What is required: Only the lines from the start of the data through the line with "2000, 2500, 3000];" belong in the copy. Restate them word for word, minus the pictures.

Given information:
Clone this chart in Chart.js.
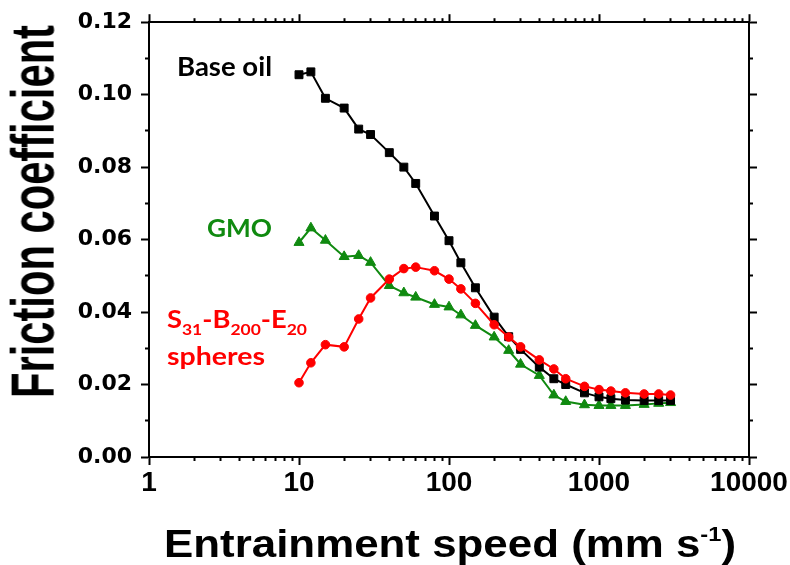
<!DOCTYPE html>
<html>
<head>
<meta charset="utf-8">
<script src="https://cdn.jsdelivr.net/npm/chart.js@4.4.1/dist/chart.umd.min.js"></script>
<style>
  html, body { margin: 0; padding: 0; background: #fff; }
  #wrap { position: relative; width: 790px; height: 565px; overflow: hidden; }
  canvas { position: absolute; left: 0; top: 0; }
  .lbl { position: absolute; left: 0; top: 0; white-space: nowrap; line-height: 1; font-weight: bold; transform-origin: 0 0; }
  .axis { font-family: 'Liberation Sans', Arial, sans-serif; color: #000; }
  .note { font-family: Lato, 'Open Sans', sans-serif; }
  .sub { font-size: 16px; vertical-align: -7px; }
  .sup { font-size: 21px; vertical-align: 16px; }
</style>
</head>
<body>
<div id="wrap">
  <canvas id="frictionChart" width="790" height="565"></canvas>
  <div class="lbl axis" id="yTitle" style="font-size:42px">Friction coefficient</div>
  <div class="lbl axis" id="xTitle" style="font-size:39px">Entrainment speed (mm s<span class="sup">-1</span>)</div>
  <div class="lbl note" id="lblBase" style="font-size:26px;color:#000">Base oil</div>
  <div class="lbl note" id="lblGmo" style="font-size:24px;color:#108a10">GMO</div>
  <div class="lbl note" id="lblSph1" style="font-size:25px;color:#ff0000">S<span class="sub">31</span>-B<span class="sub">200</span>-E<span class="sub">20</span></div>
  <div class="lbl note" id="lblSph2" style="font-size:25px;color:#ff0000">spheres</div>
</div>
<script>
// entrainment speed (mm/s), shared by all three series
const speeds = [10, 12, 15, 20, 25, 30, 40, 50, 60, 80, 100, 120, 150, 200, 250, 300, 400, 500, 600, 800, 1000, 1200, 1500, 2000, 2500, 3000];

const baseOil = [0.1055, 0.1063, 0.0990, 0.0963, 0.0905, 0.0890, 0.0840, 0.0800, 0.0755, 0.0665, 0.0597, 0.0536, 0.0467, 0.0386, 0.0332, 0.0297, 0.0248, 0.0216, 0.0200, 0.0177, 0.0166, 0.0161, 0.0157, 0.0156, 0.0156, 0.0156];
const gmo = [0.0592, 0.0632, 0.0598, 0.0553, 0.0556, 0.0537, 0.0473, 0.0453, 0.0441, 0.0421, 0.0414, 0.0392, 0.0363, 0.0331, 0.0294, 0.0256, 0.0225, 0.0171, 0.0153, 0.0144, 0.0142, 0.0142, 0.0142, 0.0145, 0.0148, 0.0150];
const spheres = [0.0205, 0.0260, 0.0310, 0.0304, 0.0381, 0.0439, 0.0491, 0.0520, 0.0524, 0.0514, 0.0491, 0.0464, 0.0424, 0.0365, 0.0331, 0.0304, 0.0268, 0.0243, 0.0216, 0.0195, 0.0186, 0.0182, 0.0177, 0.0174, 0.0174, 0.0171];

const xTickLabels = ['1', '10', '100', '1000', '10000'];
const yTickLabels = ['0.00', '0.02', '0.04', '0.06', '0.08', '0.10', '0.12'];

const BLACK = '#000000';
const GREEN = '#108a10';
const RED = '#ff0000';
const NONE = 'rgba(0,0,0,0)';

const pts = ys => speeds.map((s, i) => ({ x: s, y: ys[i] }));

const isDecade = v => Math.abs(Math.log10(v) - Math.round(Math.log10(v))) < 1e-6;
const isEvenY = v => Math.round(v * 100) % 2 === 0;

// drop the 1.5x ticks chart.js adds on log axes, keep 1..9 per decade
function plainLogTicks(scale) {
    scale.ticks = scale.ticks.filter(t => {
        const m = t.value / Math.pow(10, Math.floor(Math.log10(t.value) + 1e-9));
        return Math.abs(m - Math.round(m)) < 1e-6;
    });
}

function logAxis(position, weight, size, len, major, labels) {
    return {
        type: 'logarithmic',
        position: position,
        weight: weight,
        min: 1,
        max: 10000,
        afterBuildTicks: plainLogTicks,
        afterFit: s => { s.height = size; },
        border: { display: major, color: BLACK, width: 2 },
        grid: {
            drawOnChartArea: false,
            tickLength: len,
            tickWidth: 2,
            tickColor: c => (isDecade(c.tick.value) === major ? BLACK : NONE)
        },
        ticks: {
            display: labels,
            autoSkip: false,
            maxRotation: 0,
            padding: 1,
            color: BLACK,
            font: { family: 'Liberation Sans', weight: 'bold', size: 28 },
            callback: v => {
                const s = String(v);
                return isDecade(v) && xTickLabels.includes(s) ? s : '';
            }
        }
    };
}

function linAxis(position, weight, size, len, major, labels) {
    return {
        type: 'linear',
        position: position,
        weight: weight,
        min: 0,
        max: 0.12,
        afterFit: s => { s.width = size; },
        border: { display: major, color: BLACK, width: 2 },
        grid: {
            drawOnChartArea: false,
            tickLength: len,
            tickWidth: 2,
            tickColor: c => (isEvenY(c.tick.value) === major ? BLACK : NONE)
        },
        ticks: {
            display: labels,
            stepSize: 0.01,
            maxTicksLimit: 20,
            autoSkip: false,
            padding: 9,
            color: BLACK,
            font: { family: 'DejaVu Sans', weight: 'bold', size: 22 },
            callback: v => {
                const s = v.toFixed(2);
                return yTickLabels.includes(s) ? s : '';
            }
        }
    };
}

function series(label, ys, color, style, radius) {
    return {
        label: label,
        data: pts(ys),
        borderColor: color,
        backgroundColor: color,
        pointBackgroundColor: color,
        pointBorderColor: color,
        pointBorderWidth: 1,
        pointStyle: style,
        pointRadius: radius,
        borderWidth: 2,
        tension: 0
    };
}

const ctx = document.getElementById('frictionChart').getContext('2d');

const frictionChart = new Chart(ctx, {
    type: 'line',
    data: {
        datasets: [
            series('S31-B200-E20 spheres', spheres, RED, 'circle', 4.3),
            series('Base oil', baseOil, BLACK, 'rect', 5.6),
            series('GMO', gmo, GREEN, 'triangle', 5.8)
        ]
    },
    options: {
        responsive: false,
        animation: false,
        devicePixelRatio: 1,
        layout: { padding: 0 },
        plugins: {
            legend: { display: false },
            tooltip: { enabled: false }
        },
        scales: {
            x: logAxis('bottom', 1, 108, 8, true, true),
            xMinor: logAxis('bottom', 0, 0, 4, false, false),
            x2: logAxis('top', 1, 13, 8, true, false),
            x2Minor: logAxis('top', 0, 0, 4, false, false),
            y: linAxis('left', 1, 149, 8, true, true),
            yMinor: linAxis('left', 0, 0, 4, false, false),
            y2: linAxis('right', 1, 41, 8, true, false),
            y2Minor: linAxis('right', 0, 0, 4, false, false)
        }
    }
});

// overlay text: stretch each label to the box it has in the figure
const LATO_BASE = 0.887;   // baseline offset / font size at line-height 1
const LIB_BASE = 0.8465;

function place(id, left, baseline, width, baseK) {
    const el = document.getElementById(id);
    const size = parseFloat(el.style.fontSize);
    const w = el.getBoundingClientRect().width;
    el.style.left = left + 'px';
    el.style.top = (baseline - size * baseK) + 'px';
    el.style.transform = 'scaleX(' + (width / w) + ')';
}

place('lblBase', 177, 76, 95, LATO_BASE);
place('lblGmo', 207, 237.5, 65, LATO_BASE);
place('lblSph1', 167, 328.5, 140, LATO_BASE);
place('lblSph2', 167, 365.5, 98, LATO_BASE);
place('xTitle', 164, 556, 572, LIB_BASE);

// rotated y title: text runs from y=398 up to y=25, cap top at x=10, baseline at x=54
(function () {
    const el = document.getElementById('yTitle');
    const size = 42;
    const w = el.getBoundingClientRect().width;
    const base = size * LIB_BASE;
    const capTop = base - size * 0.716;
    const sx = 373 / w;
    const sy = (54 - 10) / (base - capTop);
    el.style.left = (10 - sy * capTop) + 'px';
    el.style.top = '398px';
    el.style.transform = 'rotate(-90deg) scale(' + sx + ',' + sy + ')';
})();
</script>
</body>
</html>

Response to this exercise:
Clone this chart in Chart.js.
<!DOCTYPE html>
<html>
<head>
<meta charset="utf-8">
<script src="https://cdn.jsdelivr.net/npm/chart.js@4.4.1/dist/chart.umd.min.js"></script>
<style>
  html, body { margin: 0; padding: 0; background: #fff; }
  #wrap { position: relative; width: 790px; height: 565px; overflow: hidden; }
  canvas { position: absolute; left: 0; top: 0; }
  .lbl { position: absolute; left: 0; top: 0; white-space: nowrap; line-height: 1; font-weight: bold; transform-origin: 0 0; }
  .axis { font-family: 'Liberation Sans', Arial, sans-serif; color: #000; }
  .note { font-family: Lato, 'Open Sans', sans-serif; }
  .sub { font-size: 16px; vertical-align: -7px; }
  .sup { font-size: 21px; vertical-align: 16px; }
</style>
</head>
<body>
<div id="wrap">
  <canvas id="frictionChart" width="790" height="565"></canvas>
  <div class="lbl axis" id="yTitle" style="font-size:42px">Friction coefficient</div>
  <div class="lbl axis" id="xTitle" style="font-size:39px">Entrainment speed (mm s<span class="sup">-1</span>)</div>
  <div class="lbl note" id="lblBase" style="font-size:26px;color:#000">Base oil</div>
  <div class="lbl note" id="lblGmo" style="font-size:24px;color:#108a10">GMO</div>
  <div class="lbl note" id="lblSph1" style="font-size:25px;color:#ff0000">S<span class="sub">31</span>-B<span class="sub">200</span>-E<span class="sub">20</span></div>
  <div class="lbl note" id="lblSph2" style="font-size:25px;color:#ff0000">spheres</div>
</div>
<script>
// entrainment speed (mm/s), shared by all three series
const speeds = [10, 12, 15, 20, 25, 30, 40, 50, 60, 80, 100, 120, 150, 200, 250, 300, 400, 500, 600, 800, 1000, 1200, 1500, 2000, 2500, 3000];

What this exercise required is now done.